Figure scripts
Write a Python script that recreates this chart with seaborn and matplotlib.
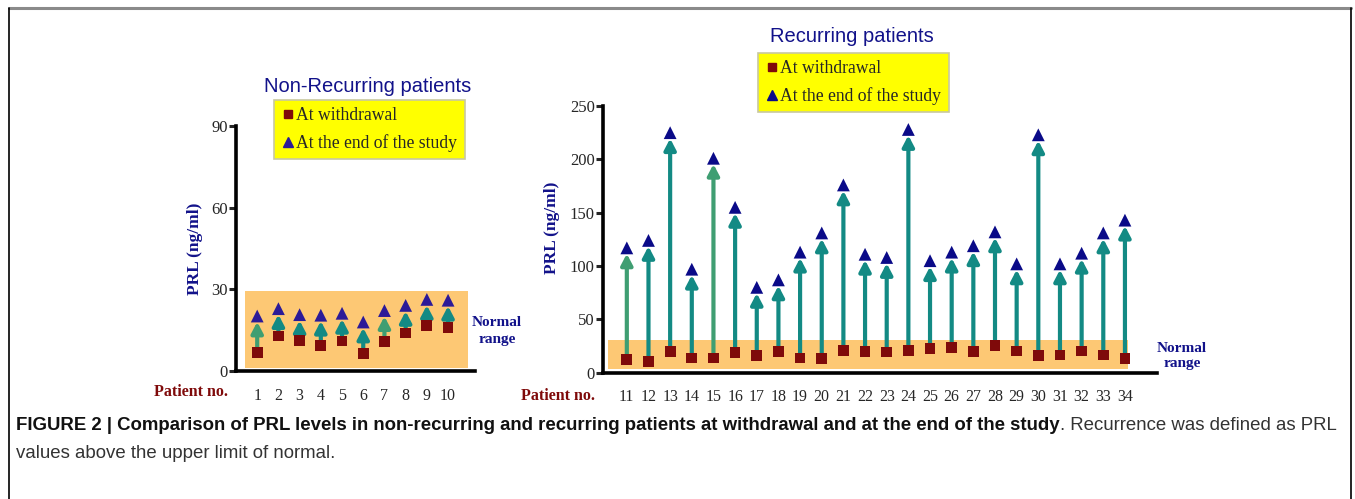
import matplotlib
matplotlib.use('Agg')
import matplotlib.pyplot as plt
import seaborn as sns
import numpy as np
from matplotlib.lines import Line2D

sns.set_style('white')
plt.rcParams['font.family'] = ['Liberation Serif', 'DejaVu Serif']

# data
non_rec_patients = list(range(1, 11))
non_rec_withdrawal = [6.7, 12.9, 11.3, 9.4, 11.0, 6.3, 10.7, 14.0, 16.7, 15.9]
non_rec_end = [20.2, 22.9, 20.7, 20.5, 21.2, 18.0, 22.2, 24.1, 26.3, 26.0]

rec_patients = list(range(11, 35))
rec_withdrawal = [12.5, 10.3, 20.0, 13.8, 13.8, 19.0, 16.0, 20.0, 13.8, 13.0, 21.0, 20.0,
                  19.4, 21.0, 22.5, 23.8, 19.7, 25.6, 20.3, 16.0, 16.6, 20.3, 16.6, 13.4]
rec_end = [117, 124, 225, 97, 201, 155, 80, 87, 113, 131, 176, 111,
           108, 228, 105, 113, 119, 132, 102, 223, 102, 112, 131, 143]

non_rec_normal = (1, 29.5)
rec_normal = (3, 31)

RED = '#7f0a0a'
NAVY = '#12128a'
TEAL = '#138a84'
LIGHT_TEAL = '#3f9e72'
BAND = '#fdc874'

fig = plt.figure(figsize=(13.55, 4.99), dpi=100)


def panel(ax, pats, wd, end, normal, xlim, ylim, yticks, band_x, tri_color, light,
          title, title_xy, leg_xy, normal_xy, ylab_xy):
    ax.fill_between(band_x, normal[0], normal[1], color=BAND, lw=0, zorder=0)
    for p, a, b in zip(pats, wd, end):
        col = LIGHT_TEAL if p in light else TEAL
        ax.annotate('', xy=(p, b), xytext=(p, a),
                    arrowprops=dict(arrowstyle='-|>,head_width=0.34,head_length=0.65',
                                    lw=3.0, color=col, shrinkA=3, shrinkB=4.2), zorder=2)
    sns.scatterplot(x=pats, y=wd, marker='s', color=RED, s=60, edgecolor='none', ax=ax, zorder=3)
    sns.scatterplot(x=pats, y=end, marker='^', color=tri_color, s=85, edgecolor='none', ax=ax, zorder=3)
    ax.set_xlim(*xlim)
    ax.set_ylim(*ylim)
    ax.set_yticks(yticks)
    ax.set_xticks(pats)
    ax.set_xticklabels([str(p) for p in pats])
    ax.tick_params(axis='x', length=0, labelsize=11.5, pad=12)
    ax.tick_params(axis='y', length=5, width=2.2, direction='out', labelsize=12, pad=1)
    ax.yaxis.set_ticks_position('left')
    for s in ['top', 'right']:
        ax.spines[s].set_visible(False)
    for s in ['left', 'bottom']:
        ax.spines[s].set_linewidth(2.6)
        ax.spines[s].set_color('black')
    ax.set_ylabel('PRL (ng/ml)', fontweight='bold', color=NAVY, fontsize=12.5)
    ax.yaxis.set_label_coords(*ylab_xy)
    ax.annotate('Patient no.', xy=(0, -0.087), xycoords='axes fraction', xytext=(-5.5, 0),
                textcoords='offset points', ha='right', va='center',
                fontweight='bold', color=RED, fontsize=11.5)
    fig.text(normal_xy[0], normal_xy[1], 'Normal\nrange', ha='center', va='center',
             fontweight='bold', color=NAVY, fontsize=11, linespacing=1.3)
    fig.text(title_xy[0], title_xy[1], title, ha='center', va='center', color=NAVY,
             fontsize=14.5, family=['Liberation Sans', 'DejaVu Sans'])
    handles = [Line2D([], [], ls='none', marker='s', color=RED, markersize=6),
               Line2D([], [], ls='none', marker='^', color=tri_color, markersize=7.5)]
    leg = ax.legend(handles, ['At withdrawal', 'At the end of the study'],
                    loc='upper left', bbox_to_anchor=leg_xy, bbox_transform=fig.transFigure,
                    frameon=True, fancybox=False, facecolor='#ffff00', edgecolor='#c8c8a0',
                    framealpha=1, fontsize=12.7, handlelength=0.7, handletextpad=0.15,
                    labelspacing=0.55, borderpad=0.42, borderaxespad=0)
    leg.get_frame().set_linewidth(1.2)


ax1 = fig.add_axes([236 / 1355, 1 - 371 / 499, 239 / 1355, 245 / 499])
panel(ax1, non_rec_patients, non_rec_withdrawal, non_rec_end, non_rec_normal,
      (0, 11.27), (0, 90), [0, 30, 60, 90], (0.42, 10.94), '#2c1a98', [1, 7],
      'Non-Recurring patients', (368 / 1355, 1 - 86 / 499), (274 / 1355, 1 - 100 / 499),
      (497 / 1355, 1 - 331 / 499), (-0.138, 0.5))

ax2 = fig.add_axes([603 / 1355, 1 - 372.7 / 499, 554 / 1355, 266.7 / 499])
panel(ax2, rec_patients, rec_withdrawal, rec_end, rec_normal,
      (9.9, 35.48), (0, 250), [0, 50, 100, 150, 200, 250], (10.13, 34.15), '#0a0a88', [11, 15],
      'Recurring patients', (852 / 1355, 1 - 37 / 499), (758 / 1355, 1 - 53 / 499),
      (1182 / 1355, 1 - 356 / 499), (-0.077, 0.543))

# frame round the figure
fig.add_artist(Line2D([9 / 1355, 1351 / 1355], [1 - 8 / 499, 1 - 8 / 499], color='#8a8a8a', lw=2.2))
fig.add_artist(Line2D([9 / 1355, 9 / 1355], [0, 1 - 8 / 499], color='black', lw=1.2))
fig.add_artist(Line2D([1351 / 1355, 1351 / 1355], [0, 1 - 8 / 499], color='black', lw=1.2))

# caption, sized so the first line runs from x=16 to x=1336
cap_font = ['Liberation Sans', 'DejaVu Sans']
bold_part = 'FIGURE 2 | Comparison of PRL levels in non-recurring and recurring patients at withdrawal and at the end of the study'
rest_part = '. Recurrence was defined as PRL'
W = fig.bbox.width
t1 = fig.text(16 / 1355, 1 - 426 / 499, bold_part, fontweight='bold', fontsize=12,
              family=cap_font, va='center', ha='left', color='#111111')
t2 = fig.text(0.5, 1 - 426 / 499, rest_part, fontsize=12, family=cap_font,
              va='center', ha='left', color='#333333')
t3 = fig.text(16 / 1355, 1 - 454 / 499, 'values above the upper limit of normal.', fontsize=12,
              family=cap_font, va='center', ha='left', color='#333333')
fig.canvas.draw()
r = fig.canvas.get_renderer()
w = t1.get_window_extent(r).width + t2.get_window_extent(r).width
size = 12 * 1320 / w
for t in (t1, t2, t3):
    t.set_fontsize(size)
fig.canvas.draw()
t2.set_x(t1.get_window_extent(r).x1 / W)

fig.savefig('out.png', dpi=100)
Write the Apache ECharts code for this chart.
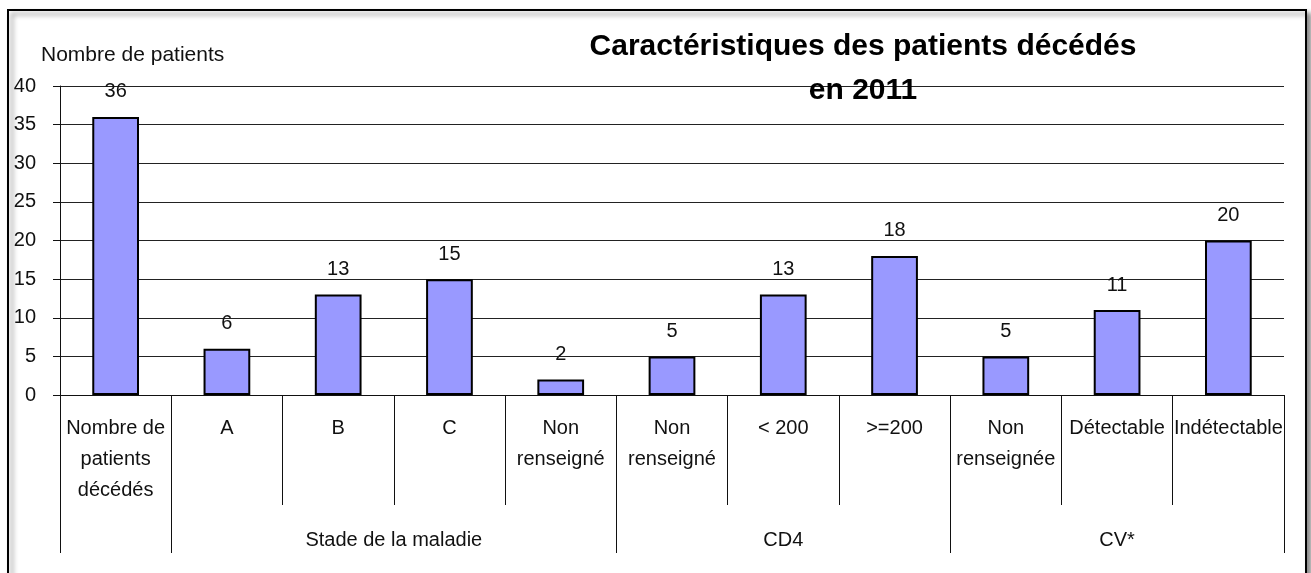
<!DOCTYPE html>
<html>
<head>
<meta charset="utf-8">
<script src="https://cdn.jsdelivr.net/npm/echarts@6/dist/echarts.min.js"></script>
<style>
  html, body { margin: 0; padding: 0; background: #fff; }
  #chart { width: 1311px; height: 573px; }
</style>
</head>
<body>
<div id="chart"></div>
<script>
// Categories shown under each bar (first level of the category axis)
const categories = [
  'Nombre de\npatients\ndécédés',
  'A', 'B', 'C', 'Non\nrenseigné',
  'Non\nrenseigné', '< 200', '>=200',
  'Non\nrenseignée', 'Détectable', 'Indétectable'
];
// Number of deceased patients per category
const patients = [36, 6, 13, 15, 2, 5, 13, 18, 5, 11, 20];
// Second level of the category axis: label, first and last category index
const groupLabels = ['', 'Stade de la maladie', 'CD4', 'CV*'];
const groupStart = [0, 1, 5, 8];
const groupEnd = [0, 4, 7, 10];
// Y axis ticks
const yMin = 0, yMax = 40, yStep = 5;

const FONT = '"Liberation Sans", Arial, sans-serif';
const chart = echarts.init(document.getElementById('chart'), null, { renderer: 'canvas' });

const grid = { left: 60, right: 27, top: 86, bottom: 178 };

chart.setOption({
  animation: false,
  backgroundColor: '#fff',
  title: {
    text: 'Caractéristiques des patients décédés\nen 2011',
    left: 858,
    top: 20,
    textAlign: 'center',
    textStyle: { fontFamily: FONT, fontSize: 30, fontWeight: 'bold', color: '#000', lineHeight: 44 }
  },
  grid: grid,
  xAxis: {
    type: 'category',
    data: categories,
    boundaryGap: true,
    axisLine: { lineStyle: { color: '#111', width: 1 } },
    axisTick: { show: true, length: 110, lineStyle: { color: '#111', width: 1 } },
    axisLabel: {
      interval: 0, margin: 18, fontFamily: FONT, fontSize: 20, color: '#111', lineHeight: 31
    },
    splitLine: { show: false }
  },
  yAxis: {
    type: 'value',
    min: yMin, max: yMax, interval: yStep,
    name: 'Nombre de patients',
    nameLocation: 'end',
    nameGap: 20,
    nameTextStyle: { fontFamily: FONT, fontSize: 21, color: '#111', align: 'left', padding: [0, 0, 0, -19] },
    axisLine: { show: true, lineStyle: { color: '#111', width: 1 } },
    axisTick: { show: true, length: 7, inside: false, lineStyle: { color: '#111', width: 1 } },
    axisLabel: { fontFamily: FONT, fontSize: 20, color: '#111', margin: 24 },
    splitLine: { show: true, lineStyle: { color: '#222', width: 1 } }
  },
  series: [{
    type: 'bar',
    data: patients,
    barWidth: '42%',
    itemStyle: { color: '#9999FF', borderColor: '#000', borderWidth: 2 },
    label: {
      show: true, position: 'top', distance: 15,
      fontFamily: FONT, fontSize: 20, color: '#111'
    }
  }]
});

// Outer frame, group separators and group labels placed from the axis scale
function drawDecorations() {
  const c0 = chart.convertToPixel({ xAxisIndex: 0 }, 0);
  const c1 = chart.convertToPixel({ xAxisIndex: 0 }, 1);
  const band = c1 - c0;
  const edge = i => c0 + (i - 0.5) * band;
  const axisY = chart.convertToPixel({ yAxisIndex: 0 }, yMin);
  const lineBottom = axisY + 158;

  const elements = [{
    type: 'rect',
    z: -10,
    silent: true,
    shape: { x: 8, y: 10, width: 1298, height: 620 },
    style: {
      fill: '#fff', stroke: '#000', lineWidth: 2,
      shadowColor: 'rgba(0,0,0,0.45)', shadowBlur: 5, shadowOffsetX: 4, shadowOffsetY: 4
    }
  }];

  const boundaries = new Set();
  groupStart.forEach((s, g) => {
    boundaries.add(s);
    boundaries.add(groupEnd[g] + 1);
    if (groupLabels[g]) {
      elements.push({
        type: 'text',
        silent: true,
        style: {
          text: groupLabels[g],
          x: (edge(s) + edge(groupEnd[g] + 1)) / 2,
          y: axisY + 145,
          align: 'center', verticalAlign: 'middle',
          font: '20px ' + FONT, fill: '#111'
        }
      });
    }
  });
  boundaries.forEach(i => {
    const x = Math.round(edge(i)) + 0.5;
    elements.push({
      type: 'line',
      silent: true,
      shape: { x1: x, y1: axisY, x2: x, y2: lineBottom },
      style: { stroke: '#111', lineWidth: 1 }
    });
  });

  chart.setOption({ graphic: elements });
}
drawDecorations();
</script>
</body>
</html>
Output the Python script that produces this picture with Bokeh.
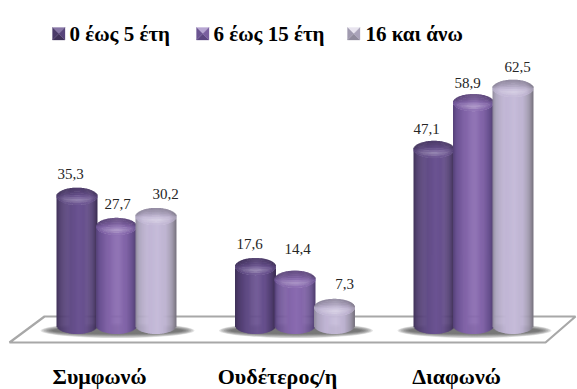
import numpy as np
from bokeh.core.properties import value
from bokeh.embed import file_html
from bokeh.models import ColumnDataSource, Range1d
from bokeh.plotting import figure
from bokeh.resources import INLINE

categories = ["Συμφωνώ", "Ουδέτερος/η", "Διαφωνώ"]
series_names = ["0 έως 5 έτη", "6 έως 15 έτη", "16 και άνω"]
values_0_5 = [35.3, 17.6, 47.1]
values_6_15 = [27.7, 14.4, 58.9]
values_16_up = [30.2, 7.3, 62.5]
all_series = [values_0_5, values_6_15, values_16_up]

WIDTH, HEIGHT = 577, 389
PX_PER_UNIT = 3.97       # vertical scale
PX_PER_GROUP = 178.5     # distance between category groups
ZERO_PX = 336            # screen row of value 0
GROUP0_PX = 116          # screen column of the first group
BAR_W = 40.5
BAR_STEP = 39.5
CAP_B = 8.5              # half height of the cylinder's elliptical ends
BASE_PX = 325            # screen row of the centre of each cylinder's foot

# body shading across the cylinder, left edge to right edge
SHADE_T = [-1.0, -0.82, -0.45, 0.1, 0.5, 0.8, 1.0]
BODY_STOPS = [
    ["#3f3158", "#4d3b6c", "#5f4a83", "#6b5392", "#654e8a", "#4f3d6f", "#3a2c52"],
    ["#554177", "#6a5192", "#8063a6", "#8a6bb1", "#8063a6", "#67508e", "#4e3c6e"],
    ["#8f8a9c", "#aba3bd", "#bfb4d3", "#c6bcd9", "#bcb1cf", "#9d96aa", "#77737f"],
]
LEGEND_FACES = [
    ["#8776a6", "#3f3158", "#4a3a68", "#57447a"],
    ["#b7a6d2", "#5c4680", "#6b5491", "#7a5f9f"],
    ["#e8e4ef", "#8f8a9c", "#a09aaf", "#aaa3ba"],
]

# label placement relative to the centre of each bar and the value row
# (rows are categories, columns are series)
LABEL_DX = [[-6.5, 1, 9.5], [-6, 2.5, 10], [-7.5, -6, 4.5]]
LABEL_DY = [[-22, -23, -23], [-23, -30, -24], [-21, -20, -21]]

CATEGORY_CENTER_PX = [99, 277, 456]
CATEGORY_ROW_PX = 376
LEGEND_BOX_PX = [52, 196, 347]
LEGEND_TEXT_PX = [69, 213, 365]
LEGEND_ROW_PX = 33


def x_data(px):
    return (np.asarray(px, dtype=float) - GROUP0_PX) / PX_PER_GROUP


def y_data(py):
    return (ZERO_PX - np.asarray(py, dtype=float)) / PX_PER_UNIT


def rgb(hexcolor):
    return np.array([int(hexcolor[i:i + 2], 16) for i in (1, 3, 5)], dtype=float)


def to_hex(c):
    return "#%02x%02x%02x" % tuple(int(round(min(255, max(0, v)))) for v in c)


def body_rgb(stops, t):
    table = np.array([rgb(c) for c in stops])
    return np.array([np.interp(t, SHADE_T, table[:, i]) for i in range(3)])


def cap_rgb(stops, t, v):
    """Colour on the top face; v runs from -1 at the back rim to 1 at the front rim."""
    base = body_rgb(stops, t * 0.75)
    dark = np.interp(v, [-1, -0.5, 0.1, 1], [0.74, 0.84, 1.0, 1.0])
    glow = np.interp(v, [-0.1, 0.5, 0.95], [0.0, 0.3, 0.0]) * (1 - t ** 2) ** 1.5
    return base * dark * (1 - glow) + 255 * glow


p = figure(
    width=WIDTH,
    height=HEIGHT,
    output_backend="svg",
    toolbar_location=None,
    min_border=0,
    x_range=Range1d(float(x_data(0)), float(x_data(WIDTH))),
    y_range=Range1d(float(y_data(HEIGHT)), float(y_data(0))),
)
p.axis.visible = False
p.grid.visible = False
p.outline_line_color = None
p.background_fill_color = "white"
p.border_fill_color = "white"

# floor plate
floor_x = [9, 545, 575, 44]
floor_y = [342, 342, 316, 316]
p.patch(x_data(floor_x), y_data(floor_y), fill_color="white",
        line_color="#a8a8a8", line_width=2.2)

# soft shadows on the floor, one per group
for g in range(len(categories)):
    cx = GROUP0_PX + g * PX_PER_GROUP + 1
    for k in range(8):
        grow = 1 - k / 8
        p.ellipse(float(x_data(cx)), float(y_data(330)),
                  width=(128 + 26 * grow) / PX_PER_GROUP,
                  height=(6 + 9 * grow) / PX_PER_UNIT,
                  fill_color="#404040", fill_alpha=0.14, line_color=None)

# cylinders, drawn as thin vertical strips with the ends curved
for g in range(len(categories)):
    for s in range(len(all_series)):
        val = all_series[s][g]
        center = GROUP0_PX + g * PX_PER_GROUP + (s - 1) * BAR_STEP
        top_row = ZERO_PX - val * PX_PER_UNIT
        n = 42
        edges = np.linspace(-1, 1, n + 1)
        mids = (edges[:-1] + edges[1:]) / 2
        half = BAR_W / 2
        arc = CAP_B * np.sqrt(np.clip(1 - mids ** 2, 0, 1))
        left = center + edges[:-1] * half - 0.25
        right = center + edges[1:] * half + 0.25
        src = ColumnDataSource(dict(
            left=x_data(left),
            right=x_data(right),
            top=y_data(top_row + arc),
            bottom=y_data(BASE_PX + arc),
            color=[to_hex(body_rgb(BODY_STOPS[s], t)) for t in mids],
        ))
        p.quad(left="left", right="right", top="top", bottom="bottom", source=src,
               fill_color="color", line_color=None)

        # top face: each strip is cut into short cells shaded front to back
        rows = 9
        cap = dict(left=[], right=[], top=[], bottom=[], color=[])
        for i, t in enumerate(mids):
            v_edges = np.linspace(-1, 1, rows + 1)
            for j in range(rows):
                v = (v_edges[j] + v_edges[j + 1]) / 2
                cap["left"].append(float(x_data(left[i])))
                cap["right"].append(float(x_data(right[i])))
                cap["top"].append(float(y_data(top_row + v_edges[j] * arc[i] - 0.2)))
                cap["bottom"].append(float(y_data(top_row + v_edges[j + 1] * arc[i] + 0.2)))
                cap["color"].append(to_hex(cap_rgb(BODY_STOPS[s], t, v)))
        p.quad(left="left", right="right", top="top", bottom="bottom",
               source=ColumnDataSource(cap), fill_color="color", line_color=None)

# value labels
for s, vals in enumerate(all_series):
    xs = [GROUP0_PX + g * PX_PER_GROUP + (s - 1) * BAR_STEP + LABEL_DX[g][s] for g in range(3)]
    src = ColumnDataSource(dict(
        x=x_data(xs),
        y=vals,
        yo=[LABEL_DY[g][s] for g in range(3)],
        label=[f"{v:.1f}".replace(".", ",") for v in vals],
    ))
    p.text(x="x", y="y", text="label", y_offset="yo", source=src,
           text_font=value("Liberation Serif"), text_font_size="15px",
           text_color="#262626", text_align="center", text_baseline="alphabetic")

# category labels
p.text(x=x_data(CATEGORY_CENTER_PX), y=[float(y_data(CATEGORY_ROW_PX))] * 3, text=categories,
       text_font=value("Liberation Serif"), text_font_size="22px",
       text_font_style="bold", text_color="#000000",
       text_align="center", text_baseline="alphabetic")

# legend
for i, name in enumerate(series_names):
    x0, y0, size = LEGEND_BOX_PX[i], 27, 12.5
    xm, ym = x0 + size / 2, y0 + size / 2
    x1, y1 = x0 + size, y0 + size
    tris = [
        ([x0, x1, xm], [y0, y0, ym]),
        ([x0, x1, xm], [y1, y1, ym]),
        ([x0, x0, xm], [y0, y1, ym]),
        ([x1, x1, xm], [y0, y1, ym]),
    ]
    for (tx, ty), color in zip(tris, LEGEND_FACES[i]):
        p.patch(x_data(tx), y_data(ty), fill_color=color, line_color=color, line_width=0.3)
    p.text(x=[float(x_data(LEGEND_TEXT_PX[i]))], y=[float(y_data(LEGEND_ROW_PX))], text=[name],
           text_font=value("Liberation Serif"), text_font_size="21px",
           text_font_style="bold", text_color="#000000",
           text_align="left", text_baseline="alphabetic")

open("out.html", "w").write(file_html(p, INLINE))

What the task requires
Without the pictures, return the listing above from its first line through the line that has "plt.rcParams['font.family'] = ['Liberation".

The reply
Write a Python script that recreates this chart with seaborn and matplotlib.
import matplotlib
matplotlib.use('Agg')
import matplotlib.pyplot as plt
import seaborn as sns
import numpy as np
from matplotlib.lines import Line2D

sns.set_style('white')
plt.rcParams['font.family'] = ['Liberation Serif', 'DejaVu Serif']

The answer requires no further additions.